Speaker
Description
Silicon sensors with gain such as LGADs (Low Gain Avalanche Diodes) are prime candidates for high resolution timing applications in High Energy Physics, Nuclear science, and other fields. Over the course of their lifetime, these sensors are required to withstand enormous amounts of radiation (>10$^{15}n_{eq}/cm^2$) while maintaining acceptable performances at hadron colliders. Particles interacting with highly biased sensors can produce irreversible damages known as Single Event Burnouts (SEBs).
Recent studies conducted using high energy protons or pions, i.e. minimum ionizing particles (MIPs), have shown that the probability of mortality caused by SEB for these sensors is proportional to the strength of the electric field generated locally by the particle interaction. Thus, the current expectation is that SEB events are more likely when a particle deposits a high amount of energy in the interaction with silicon. Protons and ions in the O(10 - 100) MeV energy range deposit a high amount of energy in silicon in their interaction, increasing the probability of SEBs with respect to a MIP produced at higher energy accelerators.

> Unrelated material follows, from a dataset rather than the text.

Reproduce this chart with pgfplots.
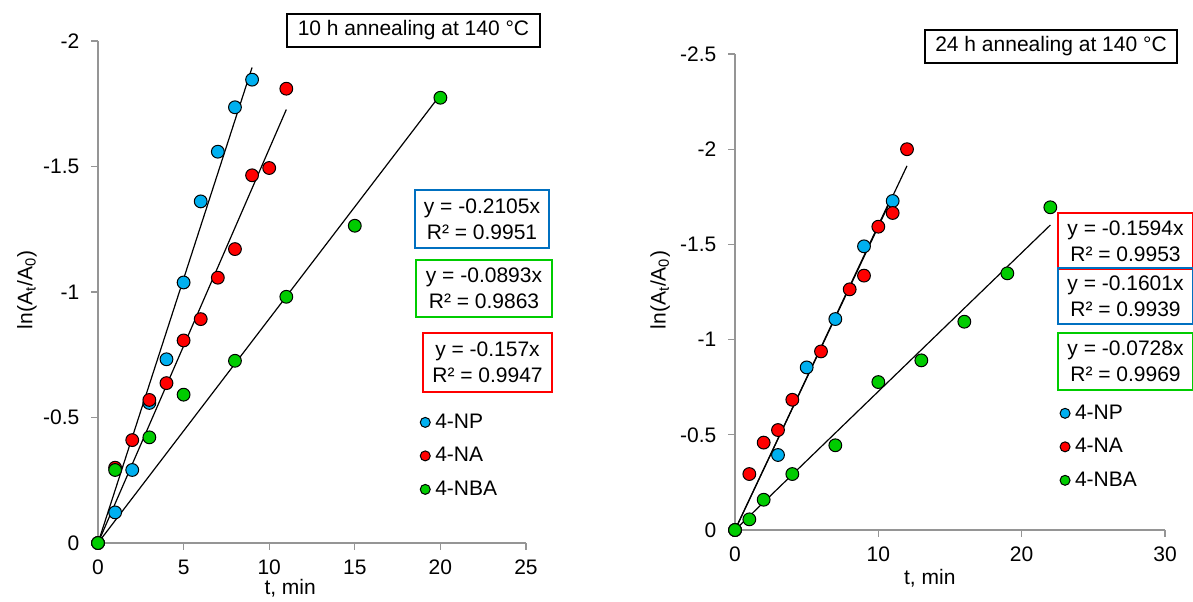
\documentclass[border=0pt]{standalone}
\usepackage{fontspec}
\setmainfont{Liberation Sans}
\usepackage{pgfplots}
\pgfplotsset{compat=1.18}
\definecolor{npblue}{HTML}{00B0F0}
\definecolor{nared}{HTML}{FF0000}
\definecolor{nbagreen}{HTML}{00CC00}
\definecolor{boxblue}{HTML}{0070C0}
\definecolor{axgray}{HTML}{959595}
\newcommand{\fsz}{\fontsize{10.5}{13}\selectfont}
\pgfplotsset{
  kin/.style={
    scale only axis, clip=false,
    axis x line*=bottom, axis y line*=left,
    axis line style={axgray, line width=0.6pt},
    y dir=reverse,
    xtick align=outside, ytick align=outside,
    major tick length=3.3pt,
    tick style={axgray, line width=0.6pt},
    /pgf/number format/assume math mode=true,
    tick label style={font=\fsz},
    xticklabel style={yshift=-1.5pt},
    yticklabel style={xshift=-2.5pt},
    label style={font=\fsz},
    legend style={draw=none, fill=none, inner sep=0pt, font=\fsz, row sep=6.75pt,
      nodes={inner xsep=2.5pt, inner ysep=0pt, text height=8pt, text depth=2pt}},
    legend cell align=left,
    legend image code/.code={\draw[##1] plot coordinates {(0pt,0pt)};},
  },
  mk/.style={only marks, mark=*, mark size=3.2pt, forget plot,
    mark options={draw=black, fill=#1, line width=0.5pt}},
  lg/.style={only marks, mark=*, mark size=2.5pt,
    mark options={draw=black, fill=#1, line width=0.5pt}},
  fit/.style={black, line width=0.6pt, no marks, forget plot},
}
\begin{document}
\begin{tikzpicture}[font=\fsz]
\useasboundingbox (0,0) rectangle (596.5pt,300.5pt);

% 10 h annealing
\begin{axis}[kin, at={(49pt,29pt)}, anchor=south west, width=214pt, height=251pt,
  xmin=0, xmax=25, ymin=-2, ymax=0,
  xtick={0,5,10,15,20,25},
  ytick={-2,-1.5,-1,-0.5,0}, yticklabels={-2,-1.5,-1,-0.5,0},
  xlabel={t, min}, ylabel={ln(A\textsubscript{t}/A\textsubscript{0})},
  xlabel style={at={(axis description cs:0.449,-0.0896)}, anchor=center},
  ylabel style={at={(axis description cs:-0.166,0.504)}, anchor=center},
  legend style={at={(axis description cs:0.752,0.261)}, anchor=north west},
]
\addplot[mk=npblue] coordinates {(0,0)(1,-0.122)(2,-0.291)(3,-0.558)(4,-0.732)(5,-1.038)(6,-1.361)(7,-1.559)(8,-1.736)(9,-1.846)};
\addplot[mk=nared] coordinates {(0,0)(1,-0.300)(2,-0.410)(3,-0.570)(4,-0.637)(5,-0.807)(6,-0.892)(7,-1.057)(8,-1.171)(9,-1.465)(10,-1.494)(11,-1.810)};
\addplot[mk=nbagreen] coordinates {(0,0)(1,-0.291)(3,-0.421)(5,-0.591)(8,-0.726)(11,-0.981)(15,-1.264)(20,-1.774)};
\addplot[fit] coordinates {(0,0)(9,-1.8945)};
\addplot[fit] coordinates {(0,0)(11,-1.727)};
\addplot[fit] coordinates {(0,0)(20,-1.786)};
\addlegendimage{lg=npblue}\addlegendentry{4-NP}
\addlegendimage{lg=nared}\addlegendentry{4-NA}
\addlegendimage{lg=nbagreen}\addlegendentry{4-NBA}
\end{axis}

% 24 h annealing
\begin{axis}[kin, at={(367.5pt,35.5pt)}, anchor=south west, width=215pt, height=238pt,
  xmin=0, xmax=30, ymin=-2.5, ymax=0,
  xtick={0,10,20,30},
  ytick={-2.5,-2,-1.5,-1,-0.5,0}, yticklabels={-2.5,-2,-1.5,-1,-0.5,0},
  xlabel={t, min}, ylabel={ln(A\textsubscript{t}/A\textsubscript{0})},
  xlabel style={at={(axis description cs:0.453,-0.101)}, anchor=center},
  ylabel style={at={(axis description cs:-0.174,0.504)}, anchor=center},
  legend style={at={(axis description cs:0.755,0.267)}, anchor=north west},
]
\addplot[mk=npblue] coordinates {(0,0)(3,-0.394)(5,-0.854)(7,-1.108)(9,-1.490)(11,-1.728)};
\addplot[mk=nared] coordinates {(0,0)(1,-0.294)(2,-0.459)(3,-0.525)(4,-0.684)(6,-0.938)(8,-1.264)(9,-1.336)(10,-1.593)(11,-1.665)(12,-2.000)};
\addplot[mk=nbagreen] coordinates {(0,0)(1,-0.056)(2,-0.159)(4,-0.294)(7,-0.445)(10,-0.777)(13,-0.891)(16,-1.094)(19,-1.348)(22,-1.695)};
\addplot[fit] coordinates {(0,0)(12,-1.9128)};
\addplot[fit] coordinates {(0,0)(11,-1.7611)};
\addplot[fit] coordinates {(0,0)(22,-1.6016)};
\addlegendimage{lg=npblue}\addlegendentry{4-NP}
\addlegendimage{lg=nared}\addlegendentry{4-NA}
\addlegendimage{lg=nbagreen}\addlegendentry{4-NBA}
\end{axis}

% titles and trend-line equations (pixel coordinates of the reference)
\begin{scope}[x=0.5pt, y=-0.5pt, shift={(0pt,300.5pt)},
  every node/.style={align=center, inner sep=0pt, font=\fsz}]
\node[draw=black, line width=0.6pt, minimum width=126.5pt, minimum height=16.5pt] at (413.5,30.5) {10 h annealing at 140 °C};
\node[draw=boxblue, line width=0.75pt, minimum width=67pt, minimum height=29pt] at (482,219) {y = -0.2105x\\R² = 0.9951};
\node[draw=nbagreen, line width=0.75pt, minimum width=68pt, minimum height=28.5pt] at (484,288.5) {y = -0.0893x\\R² = 0.9863};
\node[draw=nared, line width=0.75pt, minimum width=64.5pt, minimum height=29.5pt] at (487.5,362.5) {y = -0.157x\\R² = 0.9947};
\node[draw=black, line width=0.6pt, minimum width=126pt, minimum height=16.5pt] at (1051,46.5) {24 h annealing at 140 °C};
\node[draw=nared, line width=0.75pt, minimum width=67.5pt, minimum height=28pt] at (1125.5,241) {y = -0.1594x\\R² = 0.9953};
\node[draw=boxblue, line width=0.75pt, minimum width=67.5pt, minimum height=28pt] at (1125.5,296) {y = -0.1601x\\R² = 0.9939};
\node[draw=nbagreen, line width=0.75pt, minimum width=67.5pt, minimum height=28.5pt] at (1125.5,361.5) {y = -0.0728x\\R² = 0.9969};
\end{scope}
\end{tikzpicture}
\end{document}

We exposed a variety of LGADs, pre-irradiated at the Rhode Island Nuclear Science Center up to 1.5$\times$10$^{15}n_{eq}/cm^2$, to a high intensity beam of both non-MIP protons and ions produced at the BNL Tandem Van de Graaff accelerator. Results from this study allow us to strengthen our understanding of SEB and permanent radiation damages and parametrize SEB probability in interactions with high deposited energy.